Even better would be if they had life coaches specifically for students who had completed an Outward Bound course, and were struggling to find a way to transfer the experience back into their lives…and how about this link, somebody’s done it already.
http://next-step-coach.com/default.asp
Topic: New book title
Well…College Daze managed to get into the hands of 123 people. I’m looking at the number and trying to figure out how I did that. I’ll admit, I gave a lot of books away. I managed to sell about 65 of those books, which means I actually lost money, and probably should’ve paid more attention in my business classes (damn b-school). Anyways…I’m not actively marketing the book anymore, but, I have recognized that there is a market, and hopefully the new knowledge and contacts I’m acquiring can lead to the ultimate goal of having a publisher pick up my book in the future.

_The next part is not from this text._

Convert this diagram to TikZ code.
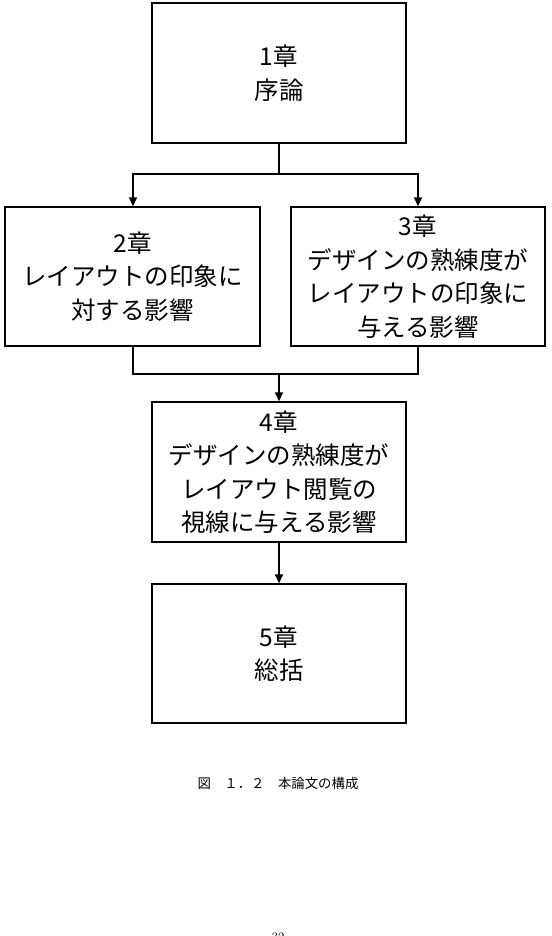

This morning on the train from Baltimore to DC, I started floating a slightly different title, or at least subtitle. “How colleges damage the lives of innocent students.” The word damage I love, the word innocent I’m trying to replace. Here’s what I’m thinking:
When properly guided, students can achieve many great things, live lives full of personal meaning, and act as morally and civically engaged students. When I think of how colleges inadequatlely guide students to live life to their fullest potential, I think of a baby dropped at birth…The blatant mishandling of an innocent life. The prospect of irreversable damage.
The inadequacies of colleges to engage their students intellectually, morally, and civically has been documented and commented on by researchers and educational leaders. The affects of this have remain largely hidden and silent. This is compounded by the fact that most of the literature on this subject is written in a dry-3rd person manner, which strips emotion from the real human lives behind the theories.
Human lives are gentle, and need to be handled with care. Their growth, which takes on many forms, is akin to a plant’s. If kept in the wrong environment, a classroom or a dark closet, they will wilt, wither, and die. Like teaching in a classroom, writing (whether books, articles, or research about higher education, generally lacks emotion). It doesn’t touch the heart, mind, soul, and imagination of its readers.
K-12 education is making large strides in improving their learning environments. New progressive schools, as well as school reform efforts such as The Coalition of Essential Schools and Expeditionary Learning Outward Bound, are using student-centered approaches to teaching, that are showing incredible results. Many barriers ensure that similar reforms in high ed. are slow and minimal.
Comments (2)
lifecoach / writer / philosopher…you could do those well…
“K-12 education is making large strides in improving their learning environments.” Actually, for 99% of students, the opposite is true. Most elementary and middle schools have become NCLB test factories that no longer even attempt to let children learn. High schools are deep in denial about the need to change. Schools in general have become a disaster for males (see Friday’s USA Today editorial) who are dropping out at rates not seen since the early 1960s. There are good things going on, and good models, but the push from washington and the national media are all in the wrong direction. Right now might be an absolute low-point since k-12 education was “universalized” in the 60s.